For fans of Dale Earnhardt Jr., watching NASCAR's most popular driver miss four consecutive races is a tough thing to sit through, especially when there's no word when he might return to the cockpit of the No. 88 Hendrick Motorsports Chevrolet.
But the fact that Earnhardt is willing to do so -- with the strong backing of team owner Rick Hendrick -- is a testament to how much attitudes have changed about injuries and specifically head injuries in NASCAR.
Tuesday at the NASCAR Hall of Fame I asked Darrell Waltrip and Ricky Rudd about injuries back when they raced. Frankly, their answers were shocking.
Through most of their careers, there were no SAFER barriers, no HANS devices, no foam door padding, and no injury waivers.
"I can't count how many concussions I had over the years," said Rudd, who ran the 1984 Daytona 500 with his eyes duct-taped open after a savage rollover crash in the Busch Clash preliminary race.
"I can't count how many times I woke up in the back of a helicopter looking around and (saying) 'Where am I? What am I doing in the back of a helicopter?' It happened more than once, unfortunately."

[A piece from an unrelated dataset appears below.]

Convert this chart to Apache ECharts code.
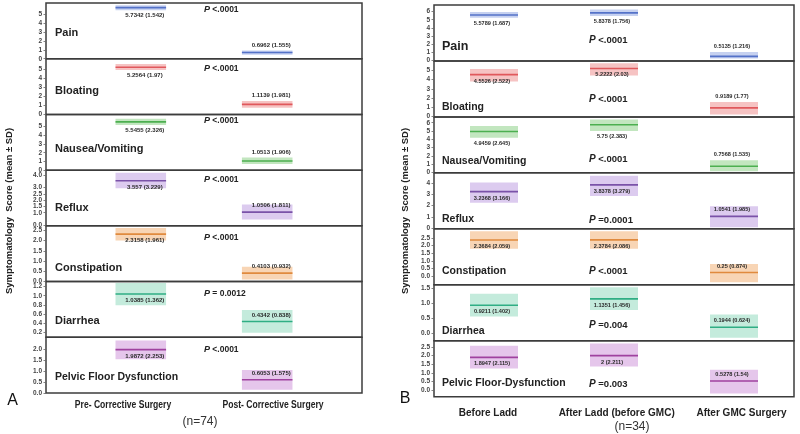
<!DOCTYPE html>
<html><head><meta charset="utf-8">
<script src="https://cdn.jsdelivr.net/npm/echarts@6/dist/echarts.min.js"></script>
<style>html,body{margin:0;padding:0;background:#fff}#c{width:800px;height:434px}</style>
</head><body><div id="c"></div>
<script>
// ---------- Panel A data ----------
const symptomsA = ['Pain','Bloating','Nausea/Vomiting','Reflux','Constipation','Diarrhea','Pelvic Floor Dysfunction'];
const groupsA = ['Pre- Corrective Surgery','Post- Corrective Surgery'];
const nLabelA = '(n=74)';
const preMeanA = [5.7342, 5.2564, 5.5455, 3.557, 2.3158, 1.0385, 1.9872];
const preSdA   = [1.542, 1.97, 2.326, 3.229, 1.961, 1.362, 2.253];
const preLowA  = [5.45, 4.95, 5.2, 2.95, 2.0, 0.79, 1.55];
const preHighA = [6.0, 5.6, 5.9, 4.2, 2.62, 1.28, 2.4];
const postMeanA = [0.6962, 1.1139, 1.0513, 1.0506, 0.4103, 0.4342, 0.6053];
const postSdA   = [1.555, 1.981, 1.906, 1.811, 0.932, 0.838, 1.575];
const postLowA  = [0.45, 0.75, 0.7, 0.45, 0.1, 0.19, 0.15];
const postHighA = [0.93, 1.5, 1.45, 1.65, 0.72, 0.69, 1.05];
const pValueA = ['<.0001','<.0001','<.0001','<.0001','<.0001','= 0.0012','<.0001'];
const yMinA = [0, 0, 0, -0.05, 0, 0.09, 0];
const yMaxA = [6.25, 6.2, 6.4, 4.4, 2.72, 1.31, 2.55];
const yTicksA = [
  [0,1,2,3,4,5],[0,1,2,3,4,5],[0,1,2,3,4,5],
  [0,0.5,1,1.5,2,2.5,3,3.5,4],[0,0.5,1,1.5,2,2.5],
  [0.2,0.4,0.6,0.8,1.0,1.2],[0,0.5,1,1.5,2]
];

// ---------- Panel B data ----------
const symptomsB = ['Pain','Bloating','Nausea/Vomiting','Reflux','Constipation','Diarrhea','Pelvic Floor-Dysfunction'];
const groupsB = ['Before Ladd','After Ladd (before GMC)','After GMC Surgery'];
const nLabelB = '(n=34)';
const blMeanB = [5.5789, 4.5526, 4.9459, 3.2368, 2.3684, 0.9211, 1.8947];
const blSdB   = [1.687, 2.522, 2.645, 3.166, 2.059, 1.402, 2.115];
const blLowB  = [5.25, 3.8, 4.2, 2.25, 1.8, 0.55, 1.25];
const blHighB = [5.95, 5.15, 5.6, 4.05, 2.95, 1.3, 2.57];
const alMeanB = [5.8378, 5.2222, 5.75, 3.8378, 2.3784, 1.1351, 2];
const alSdB   = [1.756, 2.03, 2.383, 3.279, 2.086, 1.456, 2.211];
const alLowB  = [5.45, 4.45, 5.0, 2.85, 1.8, 0.77, 1.37];
const alHighB = [6.25, 5.8, 6.4, 4.65, 2.95, 1.52, 2.7];
const gmMeanB = [0.5135, 0.9189, 0.7568, 1.0541, 0.25, 0.1944, 0.5278];
const gmSdB   = [1.216, 1.77, 1.535, 1.985, 0.874, 0.624, 1.54];
const gmLowB  = [0.25, 0.2, 0.15, 0.1, -0.38, -0.15, -0.19];
const gmHighB = [1.05, 1.55, 1.48, 1.95, 0.8, 0.62, 1.18];
const pValueB = ['<.0001','<.0001','<.0001','=0.0001','<.0001','=0.004','=0.003'];
const yMinB = [-0.05, -0.07, -0.04, -0.05, -0.55, -0.25, -0.38];
const yMaxB = [6.8, 6.04, 6.7, 4.9, 3.1, 1.6, 2.86];
const yTicksB = [
  [0,1,2,3,4,5,6],[0,1,2,3,4,5],[0,1,2,3,4,5,6],[0,1,2,3,4],
  [0,0.5,1,1.5,2,2.5],[0,0.5,1,1.5],[0,0.5,1,1.5,2,2.5]
];

// ---------- styles ----------
const lineColors = ['#5472c8','#e0585c','#4caf50','#7a52a8','#e08a3e','#2fae84','#9f429f'];
const bandColors = ['#c6d1f0','#f6c3c3','#c2e6bf','#dccbef','#f8d5b5','#c4ebdc','#e5c6eb'];
const FONT = "'Liberation Sans', Arial, sans-serif";

const grids = [], xAxes = [], yAxes = [], series = [], graphics = [];

function txt(x, y, text, size, opts) {
  opts = opts || {};
  const st = {text, x: 0, y: 0, fontSize: size, fontWeight: opts.weight || 'bold', fontFamily: opts.family || FONT,
    fill: opts.fill || '#222', align: opts.align || 'left', verticalAlign: 'middle'};
  if (opts.rich) st.rich = opts.rich;
  graphics.push({type: 'text', x, y, rotation: opts.rot || 0, scaleX: opts.sx || 1, silent: true, style: st});
}

function buildPanel(cfg) {
  const rowH = (cfg.bottom - cfg.top) / 7;
  for (let i = 0; i < 7; i++) {
    const k = grids.length;
    grids.push({left: cfg.left, top: cfg.top + i * rowH, width: cfg.width, height: rowH,
      show: true, borderColor: '#3c3c3c', borderWidth: 1.5, backgroundColor: 'transparent'});
    xAxes.push({type: 'category', gridIndex: k, data: cfg.slots, boundaryGap: true,
      axisLine: {show: false}, axisTick: {show: false}, axisLabel: {show: false}, splitLine: {show: false}});
    const ticks = cfg.ticks[i];
    const dec = ticks.some(v => v % 1 !== 0) ? 1 : 0;
    yAxes.push({type: 'value', gridIndex: k, min: cfg.yMin[i], max: cfg.yMax[i],
      axisLine: {show: false}, splitLine: {show: false},
      axisTick: {show: true, length: 2.5, customValues: ticks, lineStyle: {color: '#666', width: 0.8}},
      axisLabel: {customValues: ticks, fontSize: cfg.tickFont, fontWeight: 'bold', color: '#444', margin: 4,
        showMinLabel: true, showMaxLabel: true, hideOverlap: false,
        fontFamily: FONT, formatter: v => Number(v).toFixed(dec)}});
    const data = cfg.groups.map((g, j) => [cfg.slotIdx[j], g.mean[i], g.low[i], g.high[i], g.sd[i], j]);
    const nG = cfg.groups.length;
    series.push({type: 'custom', xAxisIndex: k, yAxisIndex: k, clip: true, silent: true, animation: false,
      data,
      renderItem: (params, api) => {
        const xv = api.value(0), mean = api.value(1), lo = api.value(2), hi = api.value(3), sd = api.value(4), j = api.value(5);
        const c = api.coord([xv, mean]);
        const cl = api.coord([xv, lo]);
        const ch = api.coord([xv, hi]);
        const w = api.size([1, 0])[0] * cfg.barRatio;
        const above = j === nG - 1;
        let ty;
        if (above) {
          const d = c[1] - ch[1];
          ty = d > 6.3 ? c[1] - 6.5 : ch[1] - 5.5;
        } else {
          const d = cl[1] - c[1];
          ty = d > 6.3 ? c[1] + 6.5 : cl[1] + 5.5;
        }
        return {type: 'group', children: [
          {type: 'rect', shape: {x: c[0] - w / 2, y: ch[1], width: w, height: cl[1] - ch[1]},
            style: {fill: bandColors[i]}},
          {type: 'line', shape: {x1: c[0] - w / 2, y1: c[1], x2: c[0] + w / 2, y2: c[1]},
            style: {stroke: lineColors[i], lineWidth: 1.6}},
          {type: 'text', x: c[0] + cfg.labelDx, y: ty, style: {text: mean + ' (' + sd + ')', fontSize: cfg.labelFont,
            fontWeight: 'bold', fontFamily: FONT, fill: '#2a2a2a', align: 'center', verticalAlign: 'middle'}}
        ]};
      }});
    txt(cfg.rowLabelX, cfg.rowLabelY[i], cfg.symptoms[i], cfg.rowFont[i]);
    txt(cfg.pX, cfg.pY[i], '{p|P} ' + cfg.pValues[i], cfg.pFont, {
      rich: {p: {fontStyle: 'italic', fontWeight: 'bold', fontSize: cfg.pFont + 0.5, fontFamily: FONT, fill: '#222'}}});
  }
}

buildPanel({
  left: 46, width: 316, top: 3, bottom: 393,
  slots: ['', groupsA[0], '', groupsA[1], ''], slotIdx: [1, 3], barRatio: 0.8,
  groups: [
    {mean: preMeanA, sd: preSdA, low: preLowA, high: preHighA},
    {mean: postMeanA, sd: postSdA, low: postLowA, high: postHighA}
  ],
  yMin: yMinA, yMax: yMaxA, ticks: yTicksA, tickFont: 6.5, labelFont: 6, labelDx: 4,
  symptoms: symptomsA, rowLabelX: 55,
  rowLabelY: [33.3, 90.7, 149, 208.3, 267.7, 321, 377.3],
  rowFont: [11, 11, 11, 11, 11, 11, 10.5],
  pValues: pValueA, pX: 204, pY: [9.5, 68.3, 121, 179.3, 237.7, 293.3, 349.3], pFont: 8.5
});

buildPanel({
  left: 434, width: 360, top: 5, bottom: 396.7,
  slots: groupsB, slotIdx: [0, 1, 2], barRatio: 0.4,
  groups: [
    {mean: blMeanB, sd: blSdB, low: blLowB, high: blHighB},
    {mean: alMeanB, sd: alSdB, low: alLowB, high: alHighB},
    {mean: gmMeanB, sd: gmSdB, low: gmLowB, high: gmHighB}
  ],
  yMin: yMinB, yMax: yMaxB, ticks: yTicksB, tickFont: 6.5, labelFont: 5.6, labelDx: -2,
  symptoms: symptomsB, rowLabelX: 442,
  rowLabelY: [46.7, 107.3, 161, 219.3, 271, 330.7, 383.3],
  rowFont: [12.5, 10.5, 10.5, 10.5, 10.5, 10.5, 10.5],
  pValues: pValueB, pX: 589, pY: [40.3, 99, 159.3, 220, 271, 325, 384], pFont: 9.5
});

const yTitle = 'Symptomatology  Score (mean ± SD)';
txt(9, 211, yTitle, 9.5, {rot: Math.PI / 2, align: 'center'});
txt(405, 211, yTitle, 9.5, {rot: Math.PI / 2, align: 'center'});
txt(123, 405, groupsA[0], 11, {align: 'center', sx: 0.78});
txt(273, 405, groupsA[1], 11, {align: 'center', sx: 0.78});
txt(200, 421.7, nLabelA, 12, {align: 'center', weight: 'normal', fill: '#333'});
txt(12.5, 401, 'A', 16, {align: 'center', weight: 'normal', fill: '#111'});
txt(488, 413.3, groupsB[0], 10, {align: 'center'});
txt(616.7, 413.3, groupsB[1], 10, {align: 'center'});
txt(741.5, 413.3, groupsB[2], 10, {align: 'center'});
txt(632, 426.7, nLabelB, 12, {align: 'center', weight: 'normal', fill: '#333'});
txt(405, 399, 'B', 16, {align: 'center', weight: 'normal', fill: '#111'});

const chart = echarts.init(document.getElementById('c'), null, {renderer: 'canvas'});
chart.setOption({
  animation: false,
  backgroundColor: '#fff',
  grid: grids, xAxis: xAxes, yAxis: yAxes, series,
  graphic: graphics
});
</script>
</body></html>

"Our sport was so different not so terribly long ago," said Waltrip, the three-time Premier Series champion and NASCAR Hall of Fame member. "If you missed a race, you were done. You couldn't miss a race and win a championship. Because you miss one race, that's 185 points and it's hard to make that up.
"So we got in those cars -- I know I did, Dale (Earnhardt) did, Rusty (Wallace) did, Bill (Elliott) did -- when shouldn't have been in them. But we had to," said Waltrip. "We didn't have any choice.
"The way that things are set up today, they're set up to take care of these drivers," said Waltrip. "NASCAR has to keep us (drivers) from hurting ourselves, because we'll get back in the car no matter what. We'll get back in the car with a broken leg, broken arm, concussion, whatever."
And that's why Waltrip supports NASCAR adoption of a waiver system that lets driver miss races and still make the Chase for the NASCAR Sprint Cup.
"NASCAR has to save us from ourselves a lot of times," Waltrip said. "As much as we don't like it, and you think 'Oh, that's not fair, I didn't have it that way,' in all honesty, it's the best it's ever been."
Rudd, too, applauded NASCAR's recent safety initiatives, including the waivers".
"It's good to see that they've caught up with the other sports now," Rudd said of NASCAR. "A driver didn't used to have the luxury or option of sitting out a race. Your championship season was over if that happened."